━━━ Data lines

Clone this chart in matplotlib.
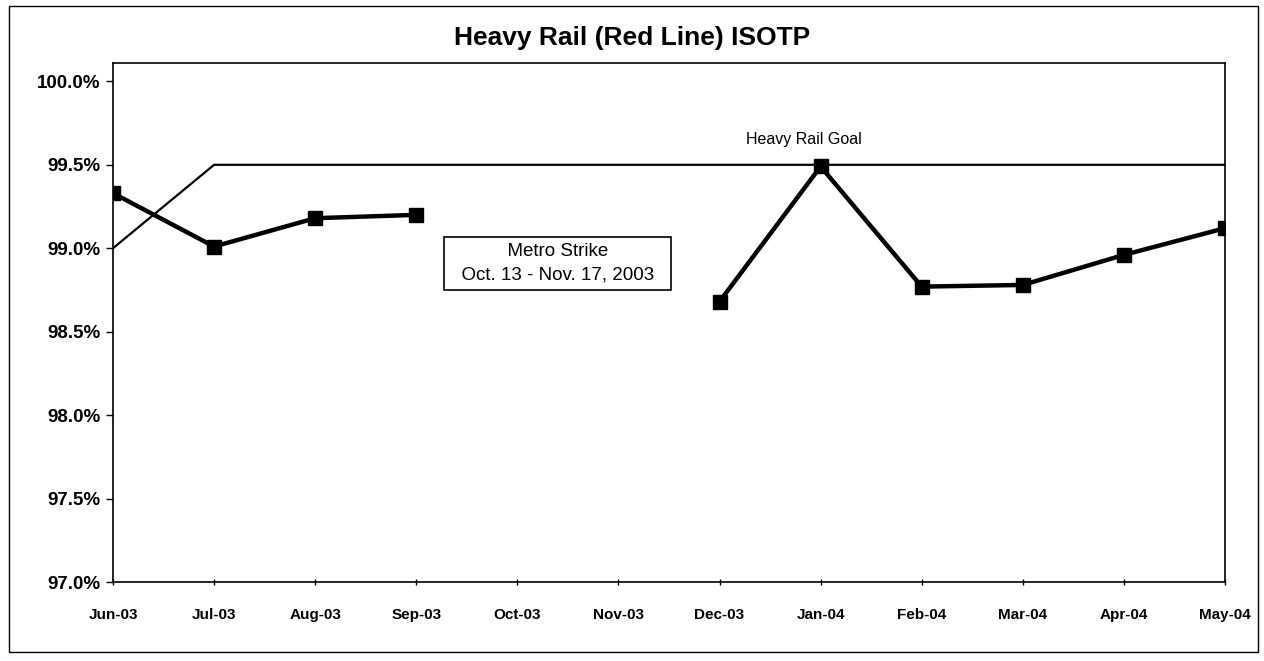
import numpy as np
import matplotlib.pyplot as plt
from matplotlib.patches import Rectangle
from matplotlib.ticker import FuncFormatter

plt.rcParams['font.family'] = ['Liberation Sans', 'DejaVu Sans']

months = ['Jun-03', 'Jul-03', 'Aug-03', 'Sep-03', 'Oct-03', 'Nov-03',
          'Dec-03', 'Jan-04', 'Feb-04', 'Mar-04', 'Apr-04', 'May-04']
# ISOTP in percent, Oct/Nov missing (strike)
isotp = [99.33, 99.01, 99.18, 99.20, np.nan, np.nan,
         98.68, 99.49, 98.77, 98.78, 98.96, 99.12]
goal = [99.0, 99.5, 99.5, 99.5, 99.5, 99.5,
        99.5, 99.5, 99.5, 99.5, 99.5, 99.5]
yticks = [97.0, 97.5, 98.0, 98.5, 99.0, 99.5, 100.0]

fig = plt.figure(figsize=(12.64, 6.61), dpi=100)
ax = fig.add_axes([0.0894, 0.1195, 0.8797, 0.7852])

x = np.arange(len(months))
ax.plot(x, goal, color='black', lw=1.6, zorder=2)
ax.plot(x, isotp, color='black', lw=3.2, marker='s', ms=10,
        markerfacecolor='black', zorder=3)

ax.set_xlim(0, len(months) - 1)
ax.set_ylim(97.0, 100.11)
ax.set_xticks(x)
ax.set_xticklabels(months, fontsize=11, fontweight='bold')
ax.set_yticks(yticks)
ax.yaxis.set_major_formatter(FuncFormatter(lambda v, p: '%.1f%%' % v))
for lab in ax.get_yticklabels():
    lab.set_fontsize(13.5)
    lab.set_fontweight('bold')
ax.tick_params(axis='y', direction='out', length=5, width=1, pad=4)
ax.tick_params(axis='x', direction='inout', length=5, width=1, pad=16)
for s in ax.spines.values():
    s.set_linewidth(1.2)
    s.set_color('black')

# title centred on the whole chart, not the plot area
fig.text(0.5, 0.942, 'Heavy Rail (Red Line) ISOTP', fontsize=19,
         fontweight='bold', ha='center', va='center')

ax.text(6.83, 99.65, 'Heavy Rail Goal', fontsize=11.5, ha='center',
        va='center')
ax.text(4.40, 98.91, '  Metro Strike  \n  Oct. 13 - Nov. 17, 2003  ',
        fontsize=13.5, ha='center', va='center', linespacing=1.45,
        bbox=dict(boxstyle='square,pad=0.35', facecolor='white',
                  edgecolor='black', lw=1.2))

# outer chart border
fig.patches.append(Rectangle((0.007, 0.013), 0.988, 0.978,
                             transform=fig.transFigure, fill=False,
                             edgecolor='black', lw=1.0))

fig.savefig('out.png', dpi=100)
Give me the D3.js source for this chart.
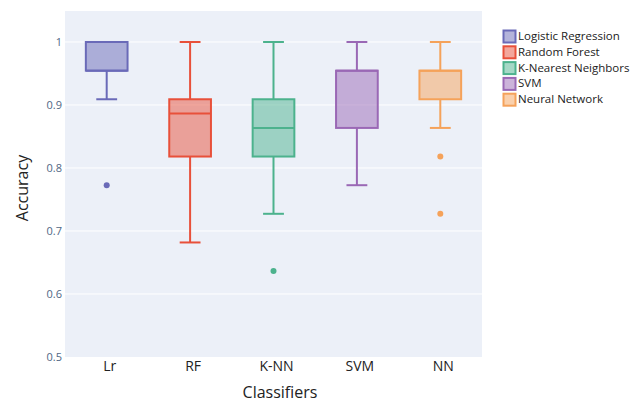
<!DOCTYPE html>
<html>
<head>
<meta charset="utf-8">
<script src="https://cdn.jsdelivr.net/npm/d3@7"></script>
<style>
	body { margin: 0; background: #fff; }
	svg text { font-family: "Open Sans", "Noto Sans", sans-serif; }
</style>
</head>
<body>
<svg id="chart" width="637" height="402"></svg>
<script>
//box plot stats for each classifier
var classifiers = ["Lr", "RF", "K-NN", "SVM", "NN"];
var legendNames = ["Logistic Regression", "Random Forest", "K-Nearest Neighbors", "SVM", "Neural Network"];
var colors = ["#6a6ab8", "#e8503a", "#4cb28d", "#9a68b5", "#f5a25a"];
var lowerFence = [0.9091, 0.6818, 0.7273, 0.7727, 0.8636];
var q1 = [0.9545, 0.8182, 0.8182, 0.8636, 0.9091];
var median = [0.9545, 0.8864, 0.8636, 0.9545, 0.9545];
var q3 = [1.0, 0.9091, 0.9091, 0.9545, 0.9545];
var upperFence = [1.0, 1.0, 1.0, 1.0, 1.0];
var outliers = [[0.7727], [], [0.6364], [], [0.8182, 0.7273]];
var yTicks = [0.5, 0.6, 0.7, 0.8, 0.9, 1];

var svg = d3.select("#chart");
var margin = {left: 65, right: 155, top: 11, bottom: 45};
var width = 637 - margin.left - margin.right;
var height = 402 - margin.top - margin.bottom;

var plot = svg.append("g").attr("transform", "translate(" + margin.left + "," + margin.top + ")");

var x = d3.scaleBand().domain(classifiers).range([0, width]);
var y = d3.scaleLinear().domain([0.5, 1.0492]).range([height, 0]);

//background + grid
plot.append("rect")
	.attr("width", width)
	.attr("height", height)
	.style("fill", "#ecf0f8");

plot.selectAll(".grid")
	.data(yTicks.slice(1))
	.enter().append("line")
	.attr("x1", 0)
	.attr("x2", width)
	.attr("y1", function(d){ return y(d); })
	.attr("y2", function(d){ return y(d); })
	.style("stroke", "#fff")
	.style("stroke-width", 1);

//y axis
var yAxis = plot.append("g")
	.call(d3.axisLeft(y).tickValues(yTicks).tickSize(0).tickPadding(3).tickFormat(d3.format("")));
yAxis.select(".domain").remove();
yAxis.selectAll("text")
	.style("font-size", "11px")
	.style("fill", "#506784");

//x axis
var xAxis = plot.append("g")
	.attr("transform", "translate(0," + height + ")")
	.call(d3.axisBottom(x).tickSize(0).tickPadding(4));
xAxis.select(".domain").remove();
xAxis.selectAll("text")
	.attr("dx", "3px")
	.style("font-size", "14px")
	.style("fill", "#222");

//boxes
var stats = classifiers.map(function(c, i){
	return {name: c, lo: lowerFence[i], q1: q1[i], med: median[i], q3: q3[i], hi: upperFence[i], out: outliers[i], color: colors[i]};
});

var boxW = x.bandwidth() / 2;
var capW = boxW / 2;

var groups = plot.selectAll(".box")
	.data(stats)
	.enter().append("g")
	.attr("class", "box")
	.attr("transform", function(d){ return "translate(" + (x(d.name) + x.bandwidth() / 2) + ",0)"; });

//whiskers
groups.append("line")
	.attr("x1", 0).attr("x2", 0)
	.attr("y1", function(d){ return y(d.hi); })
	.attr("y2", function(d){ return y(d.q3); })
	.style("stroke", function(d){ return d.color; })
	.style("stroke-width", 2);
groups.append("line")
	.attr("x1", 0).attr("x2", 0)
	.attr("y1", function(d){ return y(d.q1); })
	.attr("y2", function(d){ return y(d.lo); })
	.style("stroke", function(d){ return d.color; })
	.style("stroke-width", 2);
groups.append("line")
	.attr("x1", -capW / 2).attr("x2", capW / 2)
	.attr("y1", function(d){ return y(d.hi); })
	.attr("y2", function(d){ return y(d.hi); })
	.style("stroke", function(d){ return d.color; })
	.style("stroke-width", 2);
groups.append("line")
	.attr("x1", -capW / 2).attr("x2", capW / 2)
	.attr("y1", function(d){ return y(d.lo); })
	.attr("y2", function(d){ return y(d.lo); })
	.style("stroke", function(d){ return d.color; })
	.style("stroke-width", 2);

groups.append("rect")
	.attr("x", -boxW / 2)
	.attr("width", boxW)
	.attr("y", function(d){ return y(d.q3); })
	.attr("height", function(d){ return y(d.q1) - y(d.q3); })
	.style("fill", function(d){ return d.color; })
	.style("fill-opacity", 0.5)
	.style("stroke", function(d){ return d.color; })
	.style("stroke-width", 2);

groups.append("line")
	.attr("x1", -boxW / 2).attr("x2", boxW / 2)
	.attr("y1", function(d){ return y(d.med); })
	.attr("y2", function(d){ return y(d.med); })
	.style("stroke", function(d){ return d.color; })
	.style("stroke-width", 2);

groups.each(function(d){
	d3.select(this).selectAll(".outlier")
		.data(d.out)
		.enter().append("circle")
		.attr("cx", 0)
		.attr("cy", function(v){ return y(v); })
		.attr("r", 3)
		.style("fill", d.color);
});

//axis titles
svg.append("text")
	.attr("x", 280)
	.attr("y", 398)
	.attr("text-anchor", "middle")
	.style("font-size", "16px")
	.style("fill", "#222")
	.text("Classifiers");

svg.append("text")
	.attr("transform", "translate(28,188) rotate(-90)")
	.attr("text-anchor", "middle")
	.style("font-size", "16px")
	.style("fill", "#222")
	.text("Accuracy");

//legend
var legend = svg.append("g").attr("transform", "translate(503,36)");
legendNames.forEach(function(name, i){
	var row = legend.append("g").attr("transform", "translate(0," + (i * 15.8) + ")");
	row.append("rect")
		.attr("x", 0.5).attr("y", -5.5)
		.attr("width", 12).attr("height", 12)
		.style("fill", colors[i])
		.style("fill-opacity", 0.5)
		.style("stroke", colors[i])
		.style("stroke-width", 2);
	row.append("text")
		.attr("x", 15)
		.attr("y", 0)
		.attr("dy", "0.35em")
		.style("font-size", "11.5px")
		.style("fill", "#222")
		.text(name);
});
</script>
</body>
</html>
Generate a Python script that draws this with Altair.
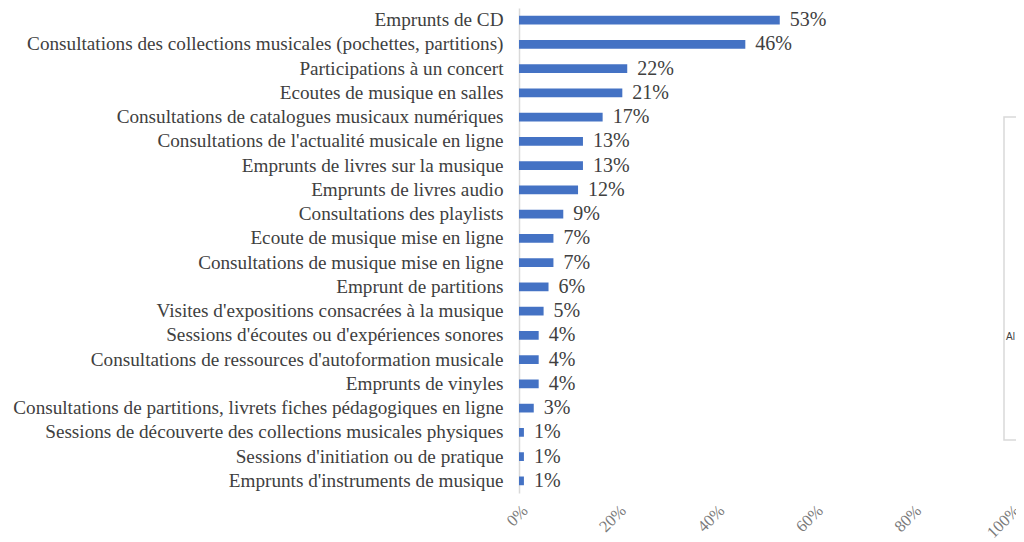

━━━━━━

Without the pictures, copy the entries from their first line through the line containing "markerfacecolor='black', zorder=3)", and only those lines.

# Exercise output:
Clone this chart in matplotlib.
import numpy as np
import matplotlib.pyplot as plt
from matplotlib.patches import Rectangle
from matplotlib.ticker import FuncFormatter

plt.rcParams['font.family'] = ['Liberation Sans', 'DejaVu Sans']

months = ['Jun-03', 'Jul-03', 'Aug-03', 'Sep-03', 'Oct-03', 'Nov-03',
          'Dec-03', 'Jan-04', 'Feb-04', 'Mar-04', 'Apr-04', 'May-04']
# ISOTP in percent, Oct/Nov missing (strike)
isotp = [99.33, 99.01, 99.18, 99.20, np.nan, np.nan,
         98.68, 99.49, 98.77, 98.78, 98.96, 99.12]
goal = [99.0, 99.5, 99.5, 99.5, 99.5, 99.5,
        99.5, 99.5, 99.5, 99.5, 99.5, 99.5]
yticks = [97.0, 97.5, 98.0, 98.5, 99.0, 99.5, 100.0]

fig = plt.figure(figsize=(12.64, 6.61), dpi=100)
ax = fig.add_axes([0.0894, 0.1195, 0.8797, 0.7852])

x = np.arange(len(months))
ax.plot(x, goal, color='black', lw=1.6, zorder=2)
ax.plot(x, isotp, color='black', lw=3.2, marker='s', ms=10,
        markerfacecolor='black', zorder=3)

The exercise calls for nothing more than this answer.